I have an optimization problem with two sets of variables, $x \in \mathbb{R}^d$ and $y \in \mathbb{R}^p$, and you want to minimize the objective function $f(x, y)$.
The basic idea of AGD is to update one set of variables while keeping the other fixed, and then switch to updating the other set while keeping the first fixed. This process alternates between the two sets of variables.
Here's a high-level description of the AGD algorithm for your optimization problem:
Initialize: Choose initial values for $x$ and $y$.
Iterative Update: a. Update $x$ while keeping $y$ fixed: $$x^{(k+1)} = x^{(k)} - \alpha \nabla_x f(x^{(k)}, y^{(k)})$$ Here, $\alpha$ is the step size, and $\nabla_x f(x^{(k)}, y^{(k)})$ is the gradient of the objective function with respect to $x$ evaluated at the current values of $x$ and $y$.

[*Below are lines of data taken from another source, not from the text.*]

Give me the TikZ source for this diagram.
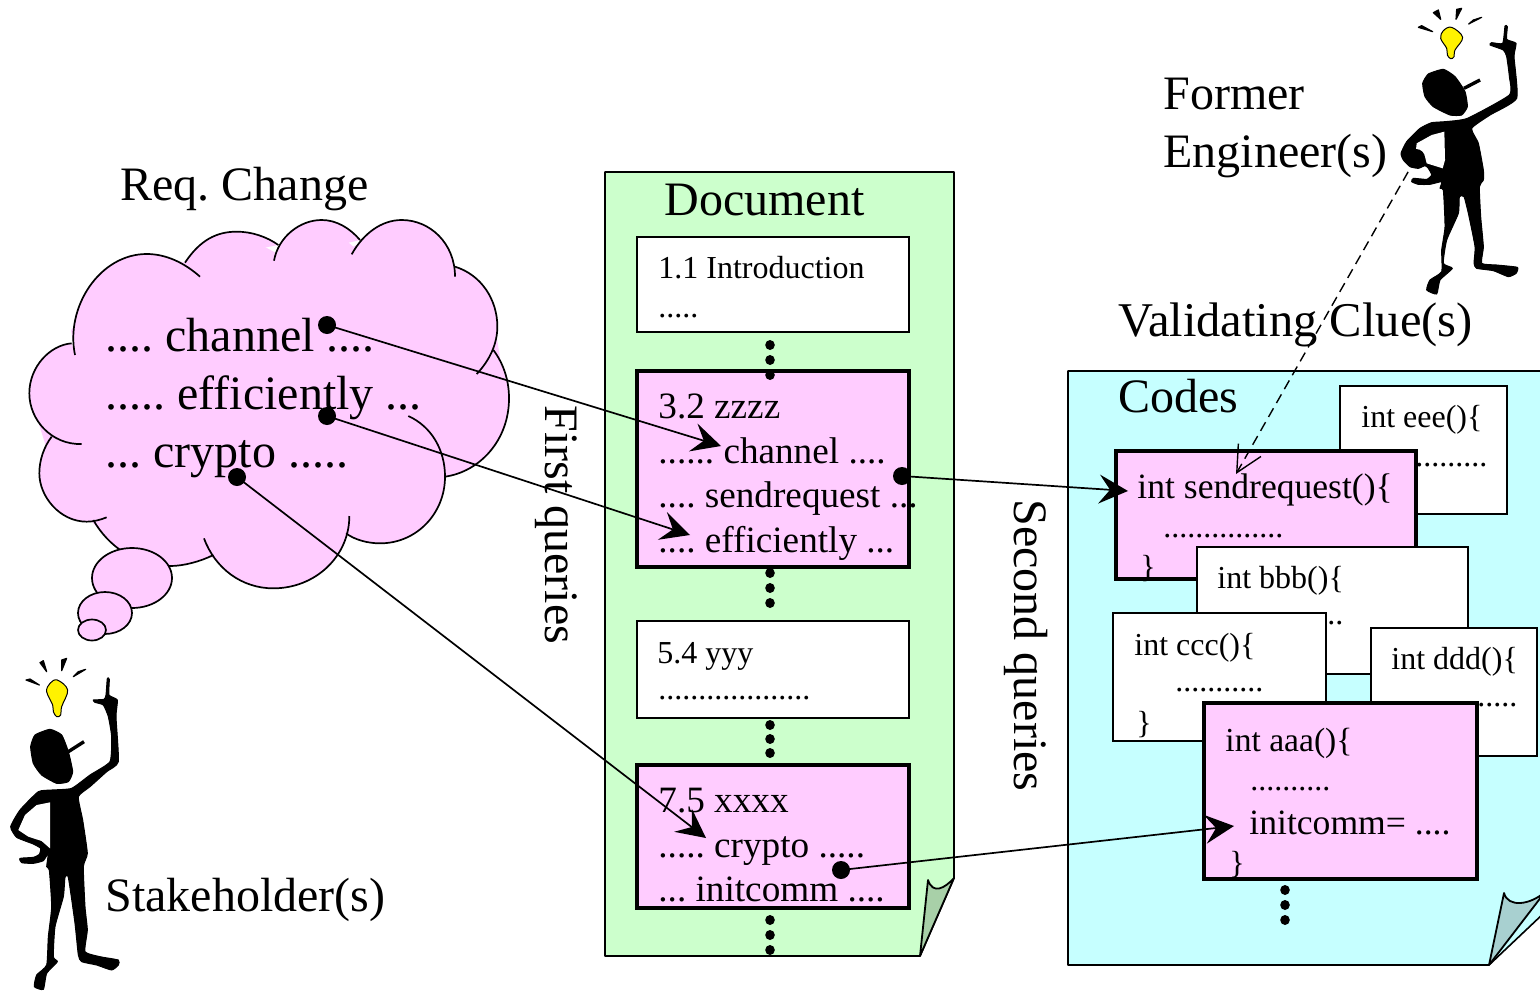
\documentclass[tikz,border=0pt]{standalone}
\usepackage{fontspec}
\setmainfont{Liberation Serif}
\usetikzlibrary{arrows.meta,shapes.geometric}
\definecolor{pinkfill}{RGB}{255,204,255}
\definecolor{greenpage}{RGB}{204,255,204}
\definecolor{cyanpage}{RGB}{198,255,255}
\definecolor{greenfold}{RGB}{168,208,168}
\definecolor{cyanfold}{RGB}{168,208,208}
\tikzset{
  bigtxt/.style={inner sep=0pt,anchor=base west,font=\fontsize{24}{24}\selectfont\frenchspacing},
  midtxt/.style={inner sep=0pt,anchor=base west,font=\fontsize{18.6}{20}\selectfont\frenchspacing},
  sndtxt/.style={inner sep=0pt,anchor=base west,font=\fontsize{17.8}{20}\selectfont\frenchspacing},
  codetxt/.style={inner sep=0pt,anchor=base west,font=\fontsize{16}{20}\selectfont\frenchspacing},
  plainbox/.style={draw=black,fill=white,line width=.8pt},
  hotbox/.style={draw=black,fill=pinkfill,line width=1.8pt},
  pagefill/.style={draw=black,line width=.8pt,line join=round},
  foldstyle/.style={draw=black,line width=.9pt,line join=round},
  dotn/.style={circle,fill=black,inner sep=0pt,minimum size=9pt},
  vdot/.style={ellipse,fill=black,inner sep=0pt,minimum width=4.8pt,minimum height=5pt},
  link/.style={draw=black,line width=.85pt,-{Stealth[length=14.5pt,width=14.5pt,inset=5.5pt]}},
  clue/.style={draw=black,line width=.7pt,dash pattern=on 5pt off 3pt,-{Straight Barb[length=13pt,width=13pt]}},
  lobe/.style={draw=black,line width=.85pt},
  thinkfill/.style={fill=pinkfill},
  bubble/.style={ellipse,draw=black,fill=pinkfill,line width=.85pt,inner sep=0pt},
  figblob/.style={fill=black,draw=black,line width=.5pt,line join=round},
  rays/.style={fill=black,draw=black,line width=.6pt,line join=round},
}
\newcommand\cfill[1]{\fill[thinkfill] #1 -- cycle;}
\newcommand\cstroke[1]{\draw[lobe] #1;}
\newcommand\lobes[1]{%
 #1{(165,435) .. controls (135,290) and (240,132) .. (380,132) .. controls (440,132) and (495,160) .. (540,200)}%
 #1{(495,158) .. controls (540,90) and (590,65) .. (650,65) .. controls (695,65) and (740,80) .. (775,105)}%
 #1{(762,152) .. controls (775,80) and (840,30) .. (905,30) .. controls (950,30) and (990,55) .. (1020,90)}%
 #1{(995,133) .. controls (1030,70) and (1085,30) .. (1145,30) .. controls (1230,30) and (1305,100) .. (1305,200)}%
 #1{(1305,170) .. controls (1385,195) and (1432,270) .. (1432,350) .. controls (1432,400) and (1410,450) .. (1370,492)}%
 #1{(1420,420) .. controls (1450,460) and (1467,510) .. (1467,565) .. controls (1467,690) and (1380,785) .. (1275,800)}%
 #1{(1165,618) .. controls (1235,650) and (1275,720) .. (1275,800) .. controls (1275,910) and (1190,1000) .. (1080,1000) .. controls (1045,1000) and (1005,990) .. (978,970)}%
 #1{(988,918) .. controls (988,1040) and (885,1135) .. (760,1135) .. controls (665,1135) and (585,1075) .. (552,985)}%
 #1{(580,1035) .. controls (540,1055) and (490,1068) .. (450,1068) .. controls (350,1068) and (265,1010) .. (220,930)}%
 #1{(260,922) .. controls (240,930) and (220,935) .. (200,935) .. controls (120,935) and (58,860) .. (58,790) .. controls (58,750) and (72,710) .. (95,680)}%
 #1{(185,702) .. controls (95,705) and (28,630) .. (28,550) .. controls (28,470) and (90,405) .. (155,400)}%
}
\newcommand\blob[1]{\path[figblob] plot[smooth cycle,tension=.3] coordinates {#1};}
\begin{document}
\begin{tikzpicture}[x=.5pt,y=-.5pt]
\clip (0,0) rectangle (1540,990);
\useasboundingbox (0,0) rectangle (1540,990);
\fill[white] (0,0) rectangle (1540,990);

% pages
\path[pagefill,fill=greenpage] (605,172) -- (954,172) -- (954,878) -- (920,956) -- (605,956) -- cycle;
\path[foldstyle,fill=greenfold] (920,956) -- (954,878) .. controls (945,888) and (933,895) .. (928,880) -- cycle;
\path[pagefill,fill=cyanpage] (1068,371) -- (1600,371) -- (1600,860) -- (1489,965) -- (1068,965) -- cycle;
\path[foldstyle,fill=cyanfold] (1489,965) -- (1545,892) .. controls (1530,905) and (1508,908) .. (1504,893) -- cycle;

% cloud
\begin{scope}[x=.16667pt,y=-.16667pt,shift={(10pt,-105pt)}]
\fill[thinkfill] (165,435)--(153,360)--(380,132)--(495,158)--(650,65)--(770,130)--(905,30)--(1000,110)--(1145,30)--(1305,180)--(1430,380)--(1465,600)--(1275,800)--(1080,1000)--(980,950)--(760,1135)--(570,1040)--(295,1018)--(210,930)--(75,700)--(28,550)--(155,400)--cycle;
\lobes{\cfill}
\lobes{\cstroke}
\end{scope}
\node[bubble,minimum width=40pt,minimum height=30pt] (bub1) at (132,578) {};
\node[bubble,minimum width=27pt,minimum height=21pt] (bub2) at (105,613) {};
\node[bubble,minimum width=14pt,minimum height=10.5pt] (bub3) at (92,630) {};

\node[bigtxt] (tcl1) at (105,351) {.... channel ....};
\node[bigtxt] (tcl2) at (105,409) {..... efficiently ...};
\node[bigtxt] (tcl3) at (105,467) {... crypto .....};
\node[bigtxt] (treq) at (120,200) {Req. Change};
\node[bigtxt] (tstake) at (105,911) {Stakeholder(s)};
\node[bigtxt] (tformer) at (1163,110) {Former};
\node[bigtxt] (teng) at (1163,167) {Engineer(s)};
\node[bigtxt,font=\fontsize{24.25}{24}\selectfont] (tval) at (1118,336) {Validating Clue(s)};
\node[bigtxt] (tdoc) at (664,215) {Document};
\node[bigtxt] (tcodes) at (1118,412) {Codes};
\node[bigtxt,rotate=-90] (tfirst) at (545,405) {First queries};
\node[bigtxt,rotate=-90] (tsecond) at (1014,499) {Second queries};

% document boxes
\path[plainbox] (637,237) rectangle (909,332);
\path[hotbox] (637,371) rectangle (909,567);
\path[plainbox] (637,621) rectangle (909,718);
\path[hotbox] (637,765) rectangle (909,908);
\node[codetxt] (s1a) at (658,278) {1.1 Introduction};
\node[codetxt] (s1b) at (658,317) {.....};
\node[midtxt] (s2a) at (658,418) {3.2 zzzz};
\node[midtxt] (s2b) at (658,463) {...... channel ....};
\node[midtxt] (s2c) at (658,507) {.... sendrequest ...};
\node[midtxt] (s2d) at (658,552) {.... efficiently ...};
\node[codetxt] (s3a) at (657,663) {5.4 yyy};
\node[codetxt] (s3b) at (658,699) {...................};
\node[midtxt] (s4a) at (658,812) {7.5 xxxx};
\node[midtxt] (s4b) at (658,857) {..... crypto .....};
\node[midtxt] (s4c) at (658,901) {... initcomm ....};
\foreach \n/\x/\y in {a1/770/345,a2/770/360,a3/770/375,b1/770/573,b2/770/588,b3/770/603,c1/770/725,c2/770/739,c3/770/753,d1/770/920,d2/770/935,d3/770/950,e1/1285/890,e2/1285/905,e3/1285/920}
  \node[vdot] (v\n) at (\x,\y) {};

% code boxes
\path[plainbox] (1340,386) rectangle (1507,514);
\node[codetxt] (ceee) at (1361,427) {int eee()\{};
\node[codetxt] (ceee2) at (1391,466) {............};
\path[hotbox] (1116,451) rectangle (1416,579);
\node[sndtxt] (csnd) at (1137,498) {int sendrequest()\{};
\node[codetxt] (csnd2) at (1163,537) {...............};
\node[codetxt] (csnd3) at (1140,577) {\}};
\path[plainbox] (1197,547) rectangle (1468,674);
\node[codetxt] (cbbb) at (1217,588) {int bbb()\{};
\node[codetxt] (cbbb2) at (1247,624) {............};
\path[plainbox] (1113,613) rectangle (1326,741);
\node[codetxt] (cccc) at (1134,655) {int ccc()\{};
\node[codetxt] (cccc2) at (1175,691) {...........};
\node[codetxt] (cccc3) at (1136,733) {\}};
\path[plainbox] (1371,628) rectangle (1537,756);
\node[codetxt] (cddd) at (1391,669) {int ddd()\{};
\node[codetxt] (cddd2) at (1421,706) {............};
\path[hotbox] (1204,703) rectangle (1477,879);
\node[inner sep=0pt,anchor=base west,font=\fontsize{16.8}{20}\selectfont] (caaa) at (1225,751) {int aaa()\{};
\node[codetxt] (caaa2) at (1250,790) {..........};
\node[sndtxt] (caaa3) at (1249,834) {initcomm= ....};
\node[codetxt] (caaa4) at (1229,873) {\}};

% stakeholder figure (reference crop coordinates)
\begin{scope}[x=.16667pt,y=-.16667pt,shift={(0pt,-320pt)}]
\blob{(92,320)(105,285)(150,268)(185,285)(205,335)(218,395)(205,425)(170,430)(125,405)(100,370)}
\draw[black,line width=1.7pt] (205,335) -- (252,305);
\blob{(322,115)(328,118)(327,165)(352,180)(348,230)(355,365)(320,395)(270,440)(235,470)(248,540)(262,640)(250,680)(255,800)(262,870)(255,935)(300,950)(355,960)(355,975)(335,990)(290,975)(245,965)(235,945)(225,850)(205,712)(195,712)(190,770)(165,860)(160,950)(172,965)(140,1000)(130,1048)(103,1040)(110,1005)(140,975)(145,890)(155,800)(148,690)(140,680)(145,640)(130,662)(100,670)(65,668)(60,655)(100,652)(118,643)(122,625)(100,612)(50,592)(32,560)(60,510)(115,455)(155,450)(215,445)(270,405)(330,365)(335,290)(325,230)(310,195)(285,187)(280,180)(312,178)(318,165)}
\fill[white] (150,487)--(110,495)--(75,525)--(55,570)--(85,590)--(125,603)--(150,625)--cycle;
\draw[black,fill=yellow,line width=.5pt] plot[smooth cycle,tension=.6] coordinates {(172,120)(203,150)(185,200)(182,225)(170,230)(160,215)(158,195)(140,155)(150,130)};
\path[rays] (120,68)--(130,62)--(140,95)--cycle (185,60)--(200,55)--(185,92)--cycle (235,95)--(257,88)--(220,110)--cycle (78,120)--(90,117)--(118,135)--cycle;
\end{scope}

% engineer figure
\begin{scope}[x=.16667pt,y=-.16667pt,shift={(695pt,0pt)}]
\blob{(98,250)(115,222)(160,208)(195,230)(225,275)(232,320)(215,345)(180,345)(130,320)(105,290)}
\draw[black,line width=1.7pt] (222,265) -- (270,240);
\blob{(345,78)(352,80)(350,118)(378,130)(372,170)(380,295)(300,345)(245,385)(265,430)(280,510)(280,540)(268,560)(272,650)(280,740)(275,790)(320,795)(382,802)(378,820)(355,830)(310,812)(260,805)(252,790)(255,740)(235,640)(222,590)(208,590)(205,640)(170,720)(160,790)(187,805)(150,840)(140,882)(110,870)(120,840)(155,815)(155,750)(165,680)(160,570)(150,565)(155,545)(120,553)(85,553)(65,545)(70,535)(110,538)(125,525)(115,505)(105,497)(85,505)(60,500)(40,480)(33,460)(50,425)(90,385)(125,368)(165,365)(232,355)(358,285)(358,230)(350,170)(340,150)(300,135)(305,128)(338,130)}
\fill[white] (163,395)--(125,405)--(80,430)--(78,448)--(105,470)--(110,490)--(158,505)--(165,480)--cycle;
\draw[black,fill=yellow,line width=.5pt] plot[smooth cycle,tension=.6] coordinates {(185,82)(218,112)(195,150)(192,170)(182,176)(172,165)(170,145)(152,115)(160,92)};
\path[rays] (130,38)--(145,30)--(152,58)--cycle (200,28)--(215,25)--(198,58)--cycle (250,60)--(275,52)--(236,72)--cycle (85,82)--(95,77)--(128,95)--cycle;
\end{scope}

% connectors
\node[dotn] (p1) at (327,325) {};
\node[dotn] (p2) at (327,416) {};
\node[dotn] (p3) at (237,477) {};
\node[dotn] (p4) at (902,476) {};
\node[dotn] (p5) at (841,870) {};
\node[dotn] (p6) at (1416,158) {};
\coordinate (q1) at (721,446);
\coordinate (q2) at (690,535);
\coordinate (q3) at (706,838);
\coordinate (q4) at (1128,491);
\coordinate (q5) at (1234,826);
\coordinate (q6) at (1236,474);
\draw[link] (p1.center) -- (q1);
\draw[link] (p2.center) -- (q2);
\draw[link] (p3.center) -- (q3);
\draw[link] (p4.center) -- (q4);
\draw[link] (p5.center) -- (q5);
\draw[clue] (p6.center) -- (q6);
\end{tikzpicture}
\end{document}
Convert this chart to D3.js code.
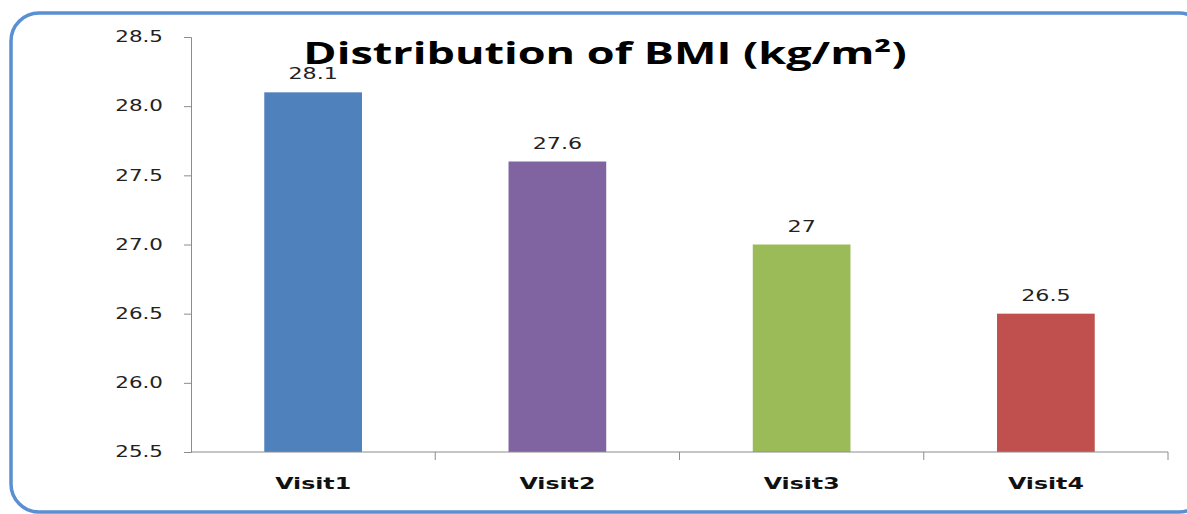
<!DOCTYPE html>
<html lang="en">
<head>
<meta charset="UTF-8">
<title>Distribution of BMI</title>
<script src="https://d3js.org/d3.v7.min.js"></script>
<style>
    body { margin: 0; background: #fff; overflow: hidden; }
    .yaxis .tick text { font: 15px "DejaVu Sans", sans-serif; fill: #222; }
    .cat { font: bold 16px "DejaVu Sans", sans-serif; fill: #111; }
    .value { font: 15px "DejaVu Sans", sans-serif; fill: #222; }
    .title { font: bold 30px "Open Sans", sans-serif; fill: #000; }
</style>
</head>
<body>
<div id="chart"></div>
<script>
    var visits = ["Visit1", "Visit2", "Visit3", "Visit4"];
    var bmi = [28.1, 27.6, 27.0, 26.5];
    var valueLabels = ["28.1", "27.6", "27", "26.5"];
    var colors = ["#4f81bd", "#8064a2", "#9bbb59", "#c0504d"];
    var yTicks = [25.5, 26.0, 26.5, 27.0, 27.5, 28.0, 28.5];

    var width = 1187, height = 514;
    var margin = { top: 37, right: 19, bottom: 62, left: 191 };
    var stretch = 1.48; // the source image is wider than tall, text looks stretched

    var svg = d3.select("#chart").append("svg")
        .attr("width", width)
        .attr("height", height);

    // rounded frame, running off the right edge
    svg.append("rect")
        .attr("x", 11).attr("y", 13)
        .attr("width", 1196).attr("height", 499)
        .attr("rx", 28)
        .attr("fill", "none")
        .attr("stroke", "#5a8fd2")
        .attr("stroke-width", 3.5);

    var x = d3.scaleBand()
        .domain(visits)
        .range([margin.left, width - margin.right])
        .paddingInner(0.6)
        .paddingOuter(0.3);

    var y = d3.scaleLinear()
        .domain([25.5, 28.5])
        .range([height - margin.bottom, margin.top]);

    // helper: text drawn at (px,py), stretched horizontally around its anchor
    function stretched(sel, px, py) {
        return sel.attr("transform", function(d, i) {
            return "translate(" + px(d, i) + "," + py(d, i) + ") scale(" + stretch + ",1)";
        });
    }

    svg.selectAll("rect.bar")
        .data(bmi)
        .enter().append("rect")
        .attr("class", "bar")
        .attr("x", function(d, i) { return x(visits[i]); })
        .attr("width", x.bandwidth())
        .attr("y", function(d) { return y(d); })
        .attr("height", function(d) { return y(25.5) - y(d); })
        .attr("fill", function(d, i) { return colors[i]; });

    stretched(svg.selectAll("text.value")
        .data(bmi)
        .enter().append("text")
        .attr("class", "value")
        .attr("text-anchor", "middle")
        .text(function(d, i) { return valueLabels[i]; }),
        function(d, i) { return x(visits[i]) + x.bandwidth() / 2; },
        function(d) { return y(d) - 13; });

    // y axis
    var yAxis = svg.append("g")
        .attr("class", "yaxis")
        .attr("transform", "translate(" + margin.left + ",0)")
        .call(d3.axisLeft(y).tickValues(yTicks).tickFormat(d3.format(".1f"))
            .tickSize(7).tickSizeOuter(7).tickPadding(28));
    yAxis.selectAll(".tick text")
        .attr("transform", "scale(1.43,1)")
        .attr("x", -28 / 1.43);
    yAxis.selectAll(".domain, .tick line").attr("stroke", "#8c8c8c");

    // x axis with ticks at category boundaries
    var band = d3.scaleLinear().domain([0, visits.length])
        .range([margin.left, width - margin.right]);
    var xAxis = svg.append("g")
        .attr("transform", "translate(0," + (height - margin.bottom) + ")");
    xAxis.append("path")
        .attr("d", "M" + band(0) + ",0H" + band(visits.length))
        .attr("stroke", "#8c8c8c")
        .attr("fill", "none");
    xAxis.selectAll("line.sep")
        .data(d3.range(1, visits.length + 1))
        .enter().append("line")
        .attr("class", "sep")
        .attr("x1", function(d) { return band(d); })
        .attr("x2", function(d) { return band(d); })
        .attr("y1", 0).attr("y2", 8)
        .attr("stroke", "#8c8c8c");
    stretched(xAxis.selectAll("text.cat")
        .data(visits)
        .enter().append("text")
        .attr("class", "cat")
        .attr("text-anchor", "middle")
        .text(function(d) { return d; }),
        function(d) { return x(d) + x.bandwidth() / 2; },
        function() { return 37; });

    svg.append("text")
        .attr("class", "title")
        .attr("text-anchor", "middle")
        .attr("transform", "translate(605,64) scale(1.5,1)")
        .text("Distribution of BMI (kg/m²)");
</script>
</body>
</html>
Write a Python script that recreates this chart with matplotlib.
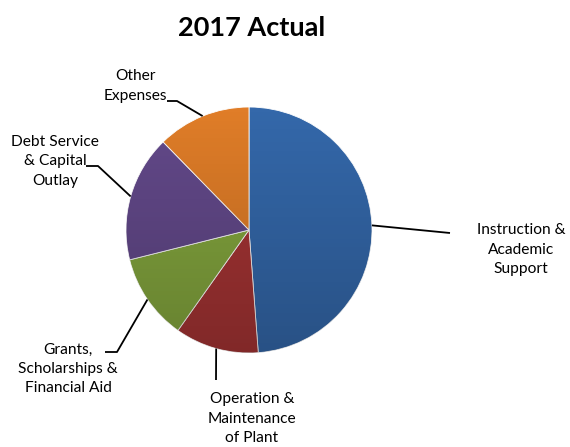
import numpy as np
import matplotlib
matplotlib.use('Agg')
import matplotlib.pyplot as plt
from matplotlib.patches import Circle

# Data (share of total, %)
labels = ['Instruction &\nAcademic\nSupport',
          'Operation &\nMaintenance\nof Plant',
          'Grants,\nScholarships &\nFinancial Aid',
          'Debt Service\n& Capital\nOutlay',
          'Other\nExpenses']
shares = [48.8, 11.0, 11.3, 16.6, 12.3]
colors = ['#3468AA', '#A53434', '#84A63E', '#63498A', '#E07D28']

W, H = 570, 447
plt.rcParams['font.family'] = ['Lato', 'DejaVu Sans']

fig = plt.figure(figsize=(W / 100, H / 100), dpi=100)
ax = fig.add_axes([0, 0, 1, 1])


def P(x, y):
    # pixel position measured from top-left -> data coords
    return x, H - y


cx, cy = P(249, 230)
r = 123
wedges, _ = ax.pie(shares, colors=colors, startangle=90, counterclock=False,
                   center=(cx, cy), radius=r, frame=True,
                   wedgeprops=dict(linewidth=0.6, edgecolor='white'))
ax.set_xlim(0, W)
ax.set_ylim(0, H)
ax.set_aspect('equal')
ax.axis('off')

# soft vertical shading over the pie (lighter top, darker bottom)
g = np.linspace(0, 1, 256)[:, None]
shade = np.zeros((256, 2, 4))
shade[..., 3] = (0.22 * g) * np.ones((1, 2))
img = ax.imshow(shade, extent=(cx - r, cx + r, cy - r, cy + r), origin='upper',
                zorder=2, interpolation='bilinear', aspect='auto')
img.set_clip_path(Circle((cx, cy), r, transform=ax.transData))
ax.set_xlim(0, W)
ax.set_ylim(0, H)

# label layout: text centre, elbow points of the leader line (pixels from top-left)
layout = [
    dict(text=(521, 250), path=[(450, 233)]),
    dict(text=(252, 419), path=[(216, 380)]),
    dict(text=(68, 369), path=[(117, 352), (105, 352)]),
    dict(text=(55, 161), path=[(98, 166), (86, 166)]),
    dict(text=(135, 86), path=[(177, 101), (167, 101)]),
]

for w, lab, lay in zip(wedges, labels, layout):
    mid = np.deg2rad((w.theta1 + w.theta2) / 2)
    ex, ey = cx + r * np.cos(mid), cy + r * np.sin(mid)
    pts = [(ex, ey)] + [P(*p) for p in lay['path']]
    ax.plot([p[0] for p in pts], [p[1] for p in pts], color='black', lw=1.3,
            solid_capstyle='butt', zorder=1)
    tx, ty = P(*lay['text'])
    ax.text(tx, ty, lab, ha='center', va='center', fontsize=11.2,
            linespacing=1.5, color='black')

tx, ty = P(252, 28)
ax.text(tx, ty, '2017 Actual', ha='center', va='center', fontsize=19.5,
        fontweight='bold')

fig.savefig('out.png', dpi=100)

b. Update $y$ while keeping $x$ fixed: $$y^{(k+1)} = y^{(k)} - \beta \nabla_y f(x^{(k+1)}, y^{(k)})$$ Similar to step (a), $\beta$ is the step size, and $\nabla_y f(x^{(k+1)}, y^{(k)})$ is the gradient of the objective function with respect to $y$ evaluated at the updated values of $x$ and the current values of $y$.
Repeat: Repeat the iterative update process until convergence or a stopping criterion is met.
I was looking for a reference that shows the convergence of such an algorithm for the (strongly) convex case but I failed to find one so far, so I'm hoping someone could point me in the right direction.